The method applies direct policy learning:

  • instead of estimating $Q(s,a)$ (which is unstable and data-intensive),
  • the model optimizes the policy directly, minimizing a loss linked to expected rewards.

Results

A/B testing in Pinterest’s production ad system showed:

  • CTR increased by 9.7%,
  • LC-CTR increased by 7.7%,
  • compared to manually tuned utility functions.

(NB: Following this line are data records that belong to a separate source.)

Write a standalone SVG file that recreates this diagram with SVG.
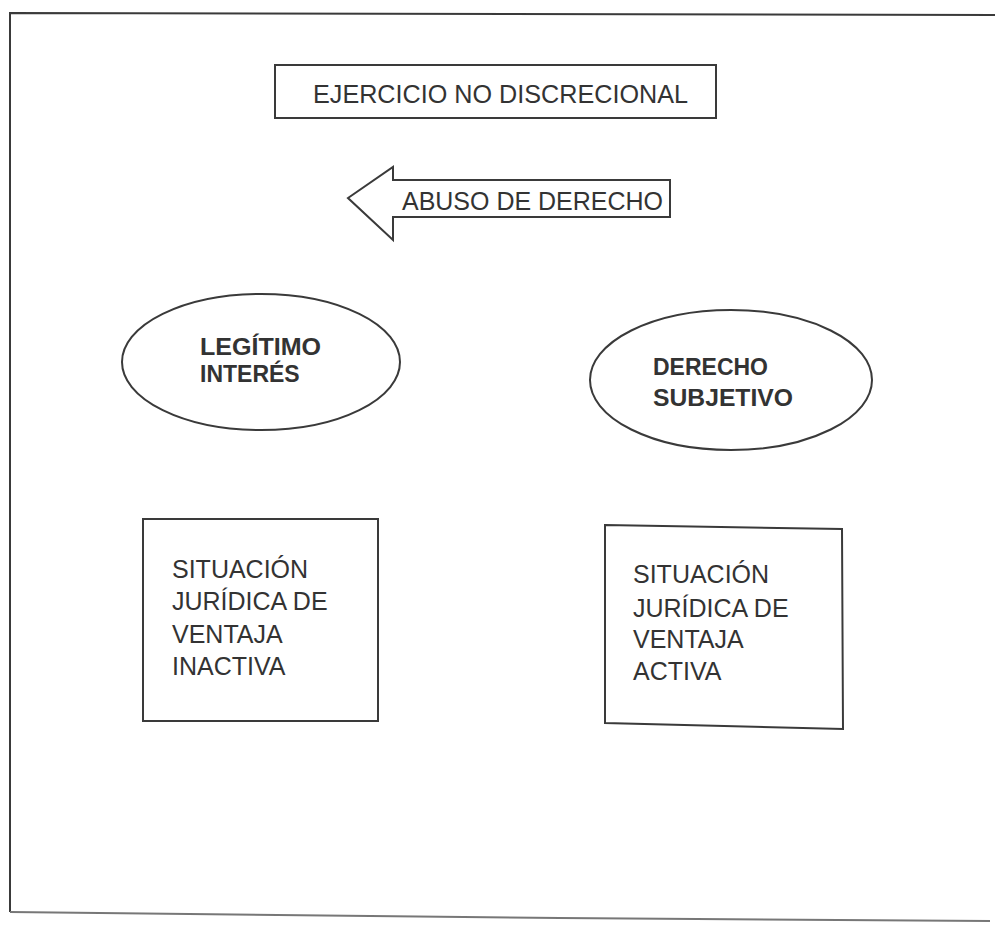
<svg xmlns="http://www.w3.org/2000/svg" width="995" height="926" viewBox="0 0 995 926">
<style>
.ln{fill:none;stroke:#3a3a3a;stroke-width:2}
.nd{fill:#fff;stroke:#3a3a3a;stroke-width:2}
.t{font-family:"Liberation Sans",Arial,sans-serif;fill:#333;font-size:25px}
.b{font-weight:bold;font-size:23px}
</style>
<rect width="995" height="926" fill="#fff"/>
<g id="frame">
<path class="ln" d="M995,15 L10,13 L10,912"/>
<path d="M10,912 L560,918 L990,921" fill="none" stroke="#777" stroke-width="2"/>
</g>
<g id="ejercicio">
<rect class="nd" x="275" y="65" width="441" height="53"/>
<text class="t" x="313" y="103" textLength="375" lengthAdjust="spacingAndGlyphs" font-size="27">EJERCICIO NO DISCRECIONAL</text>
</g>
<g id="abuso">
<path class="nd" d="M348,198 L393,167 L393,180 L670,180 L670,217 L393,217 L393,240 Z"/>
<text class="t" x="402" y="210" textLength="261" lengthAdjust="spacingAndGlyphs" font-size="25">ABUSO DE DERECHO</text>
</g>
<g id="legitimo">
<ellipse class="nd" cx="261" cy="362" rx="139" ry="68"/>
<text class="t b" x="200" y="355" textLength="121" lengthAdjust="spacingAndGlyphs">LEGÍTIMO</text>
<text class="t b" x="200" y="382">INTERÉS</text>
</g>
<g id="derecho">
<ellipse class="nd" cx="731" cy="380" rx="141" ry="70"/>
<text class="t b" x="653" y="375">DERECHO</text>
<text class="t b" x="653" y="406" textLength="140" lengthAdjust="spacingAndGlyphs">SUBJETIVO</text>
</g>
<g id="inactiva">
<rect class="nd" x="143" y="519" width="235" height="202"/>
<text class="t" x="172" y="578">SITUACIÓN</text>
<text class="t" x="172" y="610">JURÍDICA DE</text>
<text class="t" x="172" y="643">VENTAJA</text>
<text class="t" x="172" y="675">INACTIVA</text>
</g>
<g id="activa">
<polygon class="nd" points="605,525 842,529 843,729 605,723"/>
<text class="t" x="633" y="583">SITUACIÓN</text>
<text class="t" x="633" y="617">JURÍDICA DE</text>
<text class="t" x="633" y="648">VENTAJA</text>
<text class="t" x="633" y="680">ACTIVA</text>
</g>
<g id="connectors"></g>
</svg>
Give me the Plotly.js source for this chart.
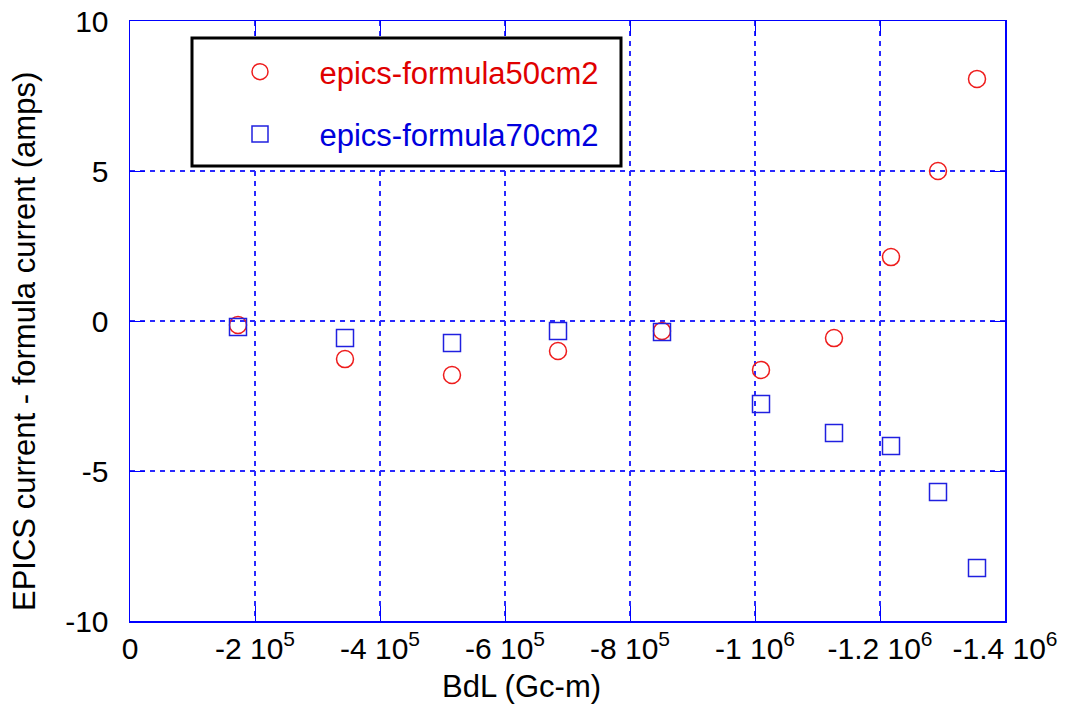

In an industry where even a fraction of a percent matters, this is a major improvement.


Why It Works

  1. Personalization – different users and contexts get different utility weights.
  2. Adaptability – the system adjusts to seasonal changes and new ad campaigns.
  3. Automation – engineers no longer need to manually tune parameters.

Math Behind the Scenes

The task is modeled as a Markov Decision Process (MDP):

  • $s_t$ – state (user/context features),
  • $a_t$ – action (utility weights),
  • $r_t$ – reward (CTR/LC-CTR),
  • $\pi_\theta$ – policy.

The objective is to maximize expected reward:
$$ J(\theta) = E_{\pi_\theta} [\sum_{t=0}^T \gamma^t r_t], $$

Policy gradient update:
$$ \nabla_\theta J(\theta) \approx \frac{1}{N} \sum_{i=1}^N \nabla_\theta \log \pi_\theta(a_i|s_i) R_i. $$


Conclusion

This work shows that:

  • reinforcement learning can be applied successfully to large-scale ad systems,
  • DRL-PUT outperforms manual tuning,
  • real-time personalization and adaptability are possible at production scale.

It’s a strong example of how theory meets practice: RL moving from research papers into billion-dollar business applications.